The bottom line there is a “separate and not equal” policy regarding Pennsylvania public schools in which students are who disproportionately low income and persons of color receive basically half the resources expended on their education as their wealthy counterparts. Philadelphia is not alone, students with a high percentage of low income students both rural and urban face the same challenge across the state. Furthermore, Pennsylvania is not alone; school spending disparities exist in most major metropolitan areas.  Is this any different than the inequities which the Supreme Court outlawed nearly 60 years ago?

I think not.

Those of us who reside in the suburban areas ironically may have the opportunity to make a difference. I believe and hope that there are many people living outside the city (yet who routinely use the city services and enjoy the city’s benefits) who would be horrified to learn that we have returned to the days of the Jim Crow South; only the injustice is no longer relegated to the South but exists in the Philadelphia metro area.

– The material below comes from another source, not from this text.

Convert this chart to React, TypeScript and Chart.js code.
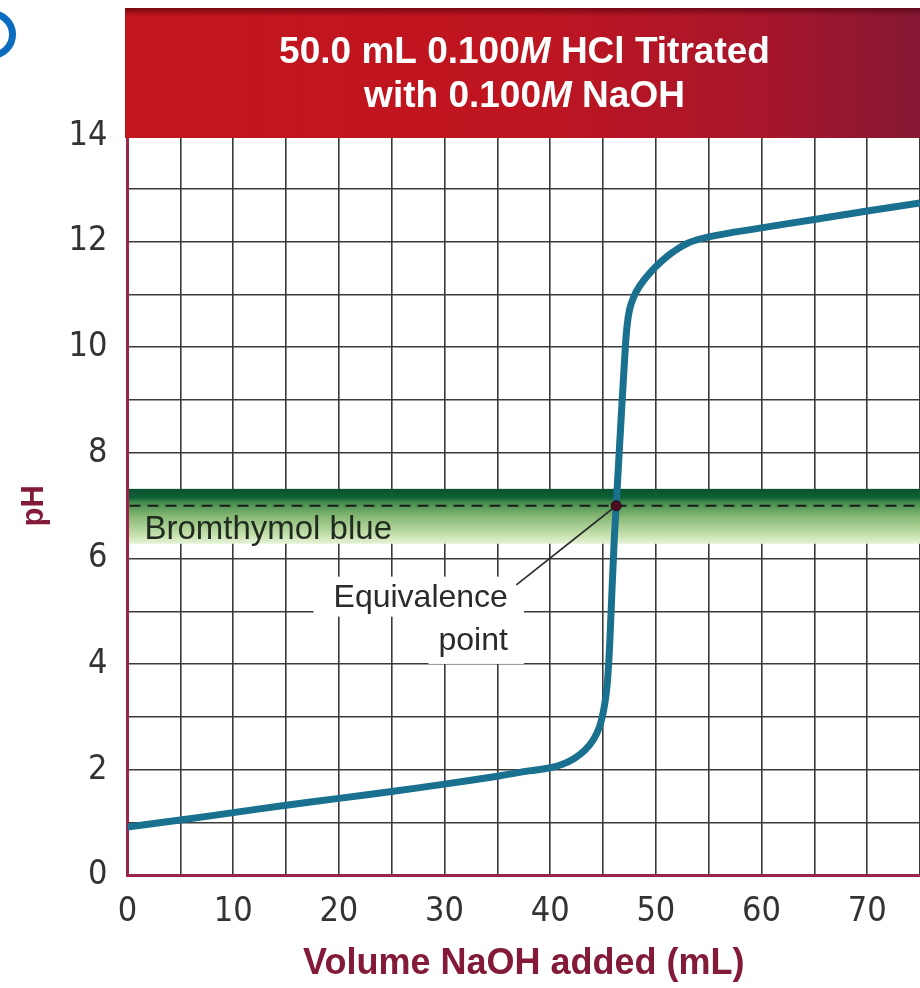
import React, { useEffect, useRef } from "react";
import { Chart, registerables } from "chart.js";

Chart.register(...registerables);

// ---------- data ----------
const volumeML = [0, 5, 10, 15, 20, 25, 30, 35, 38, 40, 41.1, 42.24, 43.28, 44.09, 44.66, 45.03, 45.29, 45.46, 45.58, 45.69, 46.05, 46.25, 46.55, 47.1, 47.25, 47.5, 47.9, 48.5, 49.4, 50.5, 51.6, 53, 55, 60, 65, 70, 75];
const pHValues = [0.92, 1.05, 1.19, 1.33, 1.46, 1.59, 1.73, 1.88, 1.98, 2.04, 2.1, 2.21, 2.37, 2.57, 2.81, 3.1, 3.42, 3.78, 4.17, 4.64, 6.3, 7.0, 8.07, 9.96, 10.35, 10.7, 10.95, 11.17, 11.4, 11.62, 11.8, 11.97, 12.09, 12.26, 12.42, 12.58, 12.73];

const xTickLabels = [0, 10, 20, 30, 40, 50, 60, 70];
const yTickLabels = [0, 2, 4, 6, 8, 10, 12, 14];

const titleLine1 = ["50.0 mL 0.100", "M", " HCl Titrated"];
const titleLine2 = ["with 0.100", "M", " NaOH"];
const xAxisTitle = "Volume NaOH added (mL)";
const yAxisTitle = "pH";

const indicatorName = "Bromthymol blue";
const indicatorRange = [6.28, 7.32];
const equivalenceLabel = ["Equivalence", "point"];
const equivalencePoint = [46.25, 7.0];

// ---------- styling ----------
const SANS = '"Liberation Sans", Arial, sans-serif';
const NARROW = '"Liberation Sans Narrow", "DejaVu Sans Condensed", sans-serif';
const MAROON = "#821a38";
const GRID = "#3a3a3a";

function drawMixed(ctx: CanvasRenderingContext2D, parts: string[], base: string, italic: string, cx: number, y: number) {
  let total = 0;
  parts.forEach((p, i) => {
    ctx.font = i === 1 ? italic : base;
    total += ctx.measureText(p).width;
  });
  let x = cx - total / 2;
  parts.forEach((p, i) => {
    ctx.font = i === 1 ? italic : base;
    ctx.fillText(p, x, y);
    x += ctx.measureText(p).width;
  });
}

const decorPlugin = {
  id: "decor",
  beforeDatasetsDraw(chart: any) {
    const { ctx, chartArea: a, scales } = chart;
    const x = scales.x;
    const y = scales.y;
    ctx.save();
    // indicator band
    const yTop = y.getPixelForValue(indicatorRange[1]);
    const yBot = y.getPixelForValue(indicatorRange[0]);
    const g = ctx.createLinearGradient(0, yTop, 0, yBot);
    g.addColorStop(0, "#0a5230");
    g.addColorStop(0.16, "#0d5f34");
    g.addColorStop(0.24, "#3f8a4c");
    g.addColorStop(0.5, "#86b874");
    g.addColorStop(0.85, "#c9e2b0");
    g.addColorStop(1, "#e6f2d8");
    ctx.fillStyle = g;
    ctx.fillRect(a.left + 1.5, yTop, a.right - a.left, yBot - yTop);

    // dashed pH 7 line
    const y7 = y.getPixelForValue(equivalencePoint[1]);
    ctx.strokeStyle = "#1a1a1a";
    ctx.lineWidth = 2;
    ctx.setLineDash([11, 7]);
    ctx.beginPath();
    ctx.moveTo(a.left + 2, y7);
    ctx.lineTo(a.right, y7);
    ctx.stroke();
    ctx.setLineDash([]);

    // indicator label
    ctx.font = "33px " + SANS;
    ctx.fillStyle = "#1e2b1e";
    ctx.textAlign = "left";
    ctx.textBaseline = "alphabetic";
    ctx.fillText(indicatorName, x.getPixelForValue(1.6), y.getPixelForValue(6.37));

    // equivalence label with white boxes
    ctx.font = "32px " + SANS;
    const rx = x.getPixelForValue(36.0);
    const b1 = y.getPixelForValue(5.09);
    const b2 = y.getPixelForValue(4.27);
    const w1 = ctx.measureText(equivalenceLabel[0]).width;
    const w2 = ctx.measureText(equivalenceLabel[1]).width;
    ctx.fillStyle = "#ffffff";
    ctx.fillRect(rx - w1 - 20, b1 - 30, w1 + 36, 40);
    ctx.fillRect(rx - w2 - 10, b1 + 8, w2 + 26, b2 - b1 + 6);
    ctx.fillStyle = "#2a2a2a";
    ctx.textAlign = "right";
    ctx.fillText(equivalenceLabel[0], rx, b1);
    ctx.fillText(equivalenceLabel[1], rx, b2);

    // leader line
    ctx.strokeStyle = "#2a2a2a";
    ctx.lineWidth = 1.6;
    ctx.beginPath();
    ctx.moveTo(x.getPixelForValue(36.8), y.getPixelForValue(5.5));
    ctx.lineTo(x.getPixelForValue(equivalencePoint[0]), y7);
    ctx.stroke();
    ctx.restore();
  },
  afterDraw(chart: any) {
    const { ctx, chartArea: a, width } = chart;
    ctx.save();
    // banner
    const left = a.left - 2.5;
    const top = 8;
    const bottom = a.top + 2;
    const g = ctx.createLinearGradient(left, 0, width, 0);
    g.addColorStop(0, "#c2161e");
    g.addColorStop(0.5, "#bf1520");
    g.addColorStop(0.8, "#a8162b");
    g.addColorStop(1, "#861834");
    ctx.fillStyle = g;
    ctx.fillRect(left, top, width - left, bottom - top);
    const gv = ctx.createLinearGradient(0, top, 0, top + 8);
    gv.addColorStop(0, "rgba(70,0,10,0.6)");
    gv.addColorStop(1, "rgba(70,0,10,0)");
    ctx.fillStyle = gv;
    ctx.fillRect(left, top, width - left, 8);

    ctx.fillStyle = "#ffffff";
    ctx.textBaseline = "alphabetic";
    ctx.textAlign = "left";
    const cx = (left + width) / 2 + 2;
    const base = "bold 37px " + SANS;
    const ital = "italic bold 37px " + SANS;
    drawMixed(ctx, titleLine1, base, ital, cx, 63);
    drawMixed(ctx, titleLine2, base, ital, cx, 107);

    // figure marker (partially visible ring)
    ctx.strokeStyle = "#0b6cc0";
    ctx.lineWidth = 7;
    ctx.beginPath();
    ctx.arc(-8.5, 34.5, 21, 0, Math.PI * 2);
    ctx.stroke();
    ctx.restore();
  },
};

export default function App() {
  const ref = useRef<HTMLCanvasElement | null>(null);

  useEffect(() => {
    if (!ref.current) return;
    const curve = volumeML.map((v, i) => ({ x: v, y: pHValues[i] }));
    const chart = new Chart(ref.current, {
      type: "line",
      data: {
        datasets: [
          {
            data: [{ x: equivalencePoint[0], y: equivalencePoint[1] }],
            showLine: false,
            pointRadius: 5,
            pointHoverRadius: 5,
            pointBackgroundColor: "#4a0f22",
            pointBorderColor: "#2a0812",
            pointBorderWidth: 1,
            order: 0,
          },
          {
            data: curve,
            borderColor: "#19708f",
            borderWidth: 7,
            pointRadius: 0,
            pointHoverRadius: 0,
            tension: 0.4,
            fill: false,
            order: 1,
          },
        ],
      },
      options: {
        animation: false,
        responsive: false,
        devicePixelRatio: 1,
        layout: { autoPadding: false, padding: { top: 136, left: 0, right: 0, bottom: 0 } },
        plugins: {
          legend: { display: false },
          tooltip: { enabled: false },
          title: { display: false },
        },
        scales: {
          x: {
            type: "linear",
            min: 0,
            max: 75,
            afterFit: (s: any) => {
              s.height = 112.5;
              s.paddingLeft = 0;
              s.paddingRight = 0;
            },
            grid: { color: GRID, lineWidth: 1.6, drawTicks: false },
            border: { color: "#9b2548", width: 3 },
            ticks: {
              stepSize: 5,
              autoSkip: false,
              maxRotation: 0,
              padding: 16,
              color: "#333333",
              font: { family: NARROW, size: 34 },
              callback: (v: any) => (xTickLabels.includes(Number(v)) ? String(v) : ""),
            },
            title: {
              display: true,
              text: xAxisTitle,
              color: MAROON,
              font: { family: SANS, size: 36, weight: "bold" },
              padding: { top: 0, bottom: 2 },
            },
          },
          y: {
            type: "linear",
            min: 0,
            max: 14,
            afterFit: (s: any) => {
              s.width = 127.5;
              s.paddingTop = 0;
              s.paddingBottom = 0;
            },
            grid: { color: GRID, lineWidth: 1.6, drawTicks: false },
            border: { color: "#9b2548", width: 3 },
            ticks: {
              stepSize: 1,
              autoSkip: false,
              padding: 20,
              color: "#333333",
              font: { family: NARROW, size: 34 },
              callback: (v: any) => (yTickLabels.includes(Number(v)) ? String(v) : ""),
            },
            title: {
              display: true,
              text: yAxisTitle,
              color: MAROON,
              font: { family: SANS, size: 31, weight: "bold" },
              padding: { top: 16, bottom: 0 },
            },
          },
        },
      },
      plugins: [decorPlugin],
    });
    return () => chart.destroy();
  }, []);

  return (
    <div style={{ position: "absolute", left: 0, top: 0, width: 920, height: 988, background: "#ffffff" }}>
      <canvas ref={ref} width={920} height={988} />
    </div>
  );
}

We can urge our representatives that we don’t want to live in a state or a country that treats its most economically impoverished citizens as cast-offs. Public education is a social contract that should guarantee that every student regardless of race, class, gender or geographic location is entitled to a safe, well run, academically credible school. Many students in low income communities like Philadelphia have not been able to depend on that contract. The current disparity is systemic racism and class-ism at its worst, and is no better than the Jim Crow South at its worst.


The other day a Philadelphia middle school teacher stood up in the church I attend and expressed his anger at the injustice befalling the students in his school. When I spoke with him afterwards, he said: Half the time I feel like I am in an insane asylum and the other half I feel like I am in a prison. That is what we are preparing these kids for, if we don’t provide a decent education.  People often wonder what it was like to live during the Civil Rights era. We are living in a new Civil Rights era. The challenge we face is whether we will respond with the same kind of determination that was exhibited by those who have gone before us.